Yik Yak, which launched in 2013 and by last year had more than 3 million monthly active users, works based on location. This makes it popular for sharing school gossip -- but also enables negativity at places like Emory, according to WABE.
"It's not like this is some kid on a YouTube channel," student Manzi Ngaiza told the local NPR affiliate. "It's someone in your geographical area, so you know the fact that you're in class with someone who really feels that they need to share this sentiment of like ... 'Black kids at Emory need to go back to Africa'. It's not a good feeling, obviously."
The proposed Yik Yak ban was No. 11 on a list of demands from black students published last month in the Emory Wheel, a campus newspaper. The group wrote that it had encountered several instances of hate speech on Yik Yak, including one comment that read, "Let’s be real. Black lives matter is a sham. It’s not because you’re black. It’s because you’re selling crack and ran from a police officer."
In their list of demands, the students wrote that "it is impermissible to allow racist students to terrorize Black people on any form of media, and the anonymity that Yik Yak provides is a breeding ground for behavior of that sort."

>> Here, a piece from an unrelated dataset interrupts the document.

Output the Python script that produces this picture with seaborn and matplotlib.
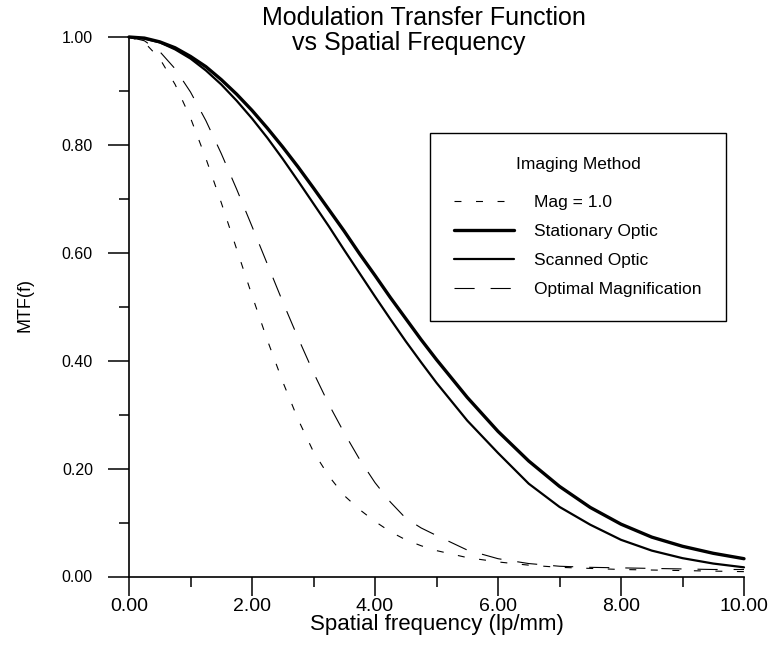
import matplotlib
matplotlib.use("Agg")
import matplotlib.pyplot as plt
from matplotlib.ticker import MultipleLocator, FormatStrFormatter
import seaborn as sns
import pandas as pd

# ---------------- data ----------------
freq = [0.0, 0.25, 0.5, 0.75, 1.0, 1.25, 1.5, 1.75, 2.0, 2.25, 2.5, 2.75,
        3.0, 3.25, 3.5, 3.75, 4.0, 4.25, 4.5, 4.75, 5.0,
        5.5, 6.0, 6.5, 7.0, 7.5, 8.0, 8.5, 9.0, 9.5, 10.0]

mag_one = [1.000, 0.990, 0.960, 0.912, 0.850, 0.775, 0.693, 0.607, 0.521, 0.438,
           0.361, 0.291, 0.231, 0.186, 0.150, 0.124, 0.102, 0.083, 0.068, 0.057,
           0.048, 0.035, 0.027, 0.021, 0.017, 0.015, 0.013, 0.012, 0.011, 0.010, 0.009]

stationary = [1.000, 0.998, 0.991, 0.980, 0.964, 0.945, 0.921, 0.894, 0.864, 0.831,
              0.796, 0.759, 0.720, 0.680, 0.640, 0.598, 0.558, 0.517, 0.478, 0.439,
              0.402, 0.332, 0.269, 0.214, 0.167, 0.128, 0.097, 0.073, 0.056, 0.043, 0.033]

scanned = [1.000, 0.997, 0.990, 0.977, 0.960, 0.938, 0.912, 0.882, 0.849, 0.813,
           0.774, 0.733, 0.691, 0.649, 0.605, 0.562, 0.519, 0.477, 0.436, 0.397,
           0.359, 0.289, 0.229, 0.172, 0.129, 0.096, 0.068, 0.048, 0.034, 0.024, 0.017]

optimal = [1.000, 0.993, 0.973, 0.941, 0.898, 0.845, 0.784, 0.718, 0.649, 0.579,
           0.509, 0.442, 0.378, 0.319, 0.266, 0.217, 0.174, 0.138, 0.108, 0.090,
           0.076, 0.049, 0.033, 0.024, 0.019, 0.017, 0.016, 0.015, 0.014, 0.013, 0.013]

series_names = ["Mag = 1.0", "Stationary Optic", "Scanned Optic", "Optimal Magnification"]
x_ticks = [0, 2, 4, 6, 8, 10]
y_ticks = [0.0, 0.2, 0.4, 0.6, 0.8, 1.0]

# ---------------- style ----------------
sns.set_style("ticks")
plt.rcParams["font.family"] = ["Liberation Sans", "DejaVu Sans"]
plt.rcParams["lines.scale_dashes"] = False
plt.rcParams["text.color"] = "black"
plt.rcParams["axes.labelcolor"] = "black"
plt.rcParams["xtick.color"] = "black"
plt.rcParams["ytick.color"] = "black"

fig = plt.figure(figsize=(7.69, 6.46), dpi=100)
ax = fig.add_axes([129 / 769, 1 - 576.5 / 646, (744 - 129) / 769, (576.5 - 37) / 646])

series_vals = [mag_one, stationary, scanned, optimal]
styles = [
    dict(lw=0.8, dashes=(5, 10.5)),
    dict(lw=2.4, dashes=None),
    dict(lw=1.6, dashes=None),
    dict(lw=0.8, dashes=(14.5, 11.5)),
]

handles = []
for name, vals, st in zip(series_names, series_vals, styles):
    df = pd.DataFrame({"f": freq, "mtf": vals})
    n_before = len(ax.lines)
    sns.lineplot(data=df, x="f", y="mtf", ax=ax, color="black",
                 linewidth=st["lw"], errorbar=None, estimator=None, sort=False)
    line = ax.lines[n_before]
    if st["dashes"] is not None:
        line.set_linestyle((0, st["dashes"]))
    line.set_clip_on(False)
    line.set_label(name)
    handles.append(line)

ax.set_xlim(0, 10)
ax.set_ylim(0, 1.0)
ax.set_xticks(x_ticks)
ax.set_yticks(y_ticks)
ax.xaxis.set_minor_locator(MultipleLocator(1))
ax.yaxis.set_minor_locator(MultipleLocator(0.1))
ax.xaxis.set_major_formatter(FormatStrFormatter("%.2f"))
ax.yaxis.set_major_formatter(FormatStrFormatter("%.2f"))

for s in ["top", "right"]:
    ax.spines[s].set_visible(False)
for s in ["left", "bottom"]:
    ax.spines[s].set_linewidth(1.2)
    ax.spines[s].set_color("black")

ax.tick_params(axis="x", which="major", direction="out", length=14, width=1.1,
               pad=1.5, labelsize=14, colors="black")
ax.tick_params(axis="x", which="minor", direction="out", length=7, width=1.1, colors="black")
ax.tick_params(axis="y", which="major", direction="out", length=15, width=1.1,
               pad=11, labelsize=11.5, colors="black")
ax.tick_params(axis="y", which="minor", direction="out", length=7.5, width=1.1, colors="black")

ax.set_xlabel("Spatial frequency (lp/mm)", fontsize=16, labelpad=-1, color="black")
ax.set_ylabel("")
fig.text(25 / 769, 1 - 305 / 646, "MTF(f)", rotation=90, fontsize=13,
         ha="center", va="center", color="black")

fig.text(424 / 769, 1 - 18 / 646, "Modulation Transfer Function",
         fontsize=18, ha="center", va="center", color="black")
fig.text(409 / 769, 1 - 43 / 646, "vs Spatial Frequency",
         fontsize=18, ha="center", va="center", color="black")

leg = ax.legend(handles=handles, labels=series_names, title="Imaging Method",
                loc="upper left", bbox_to_anchor=(430 / 769, 1 - 133 / 646),
                bbox_transform=fig.transFigure, borderaxespad=0,
                fontsize=12.5, title_fontsize=12.5, frameon=True, fancybox=False,
                edgecolor="black", framealpha=1, borderpad=1.4,
                handlelength=3.45, handletextpad=1.15, labelspacing=0.8)
leg.get_frame().set_linewidth(1.0)
leg._legend_box.sep = 16
for t in leg.get_texts():
    t.set_color("black")
leg.get_title().set_color("black")

fig.savefig("out.png", dpi=100)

It wasn't the university's first run-in with the app. In October, Emory police arrested a student accused of posting a message on Yik Yak reading, "I’m shooting up the school. Tomorrow. Stay in your rooms. The ones on the quad are the ones who will go first,” NBC News reported. Sophomore Emily Sakamoto was ultimately charged with making terroristic threats.
— Erica A. Hernandez (@EricaAlyssa) October 12, 2015
Other institutions have encountered similar issues. Yik Yak uses geofences to block middle and high schools from its system, but cyberbullying and threats have persisted at places like Michigan State and Clemson universities, the New York Times reported in March. Last month, more than 70 women's and civil rights groups sent a letter listing concerns about the app to the United States Education Department.
Yik Yak declined to comment on the matter to WABE.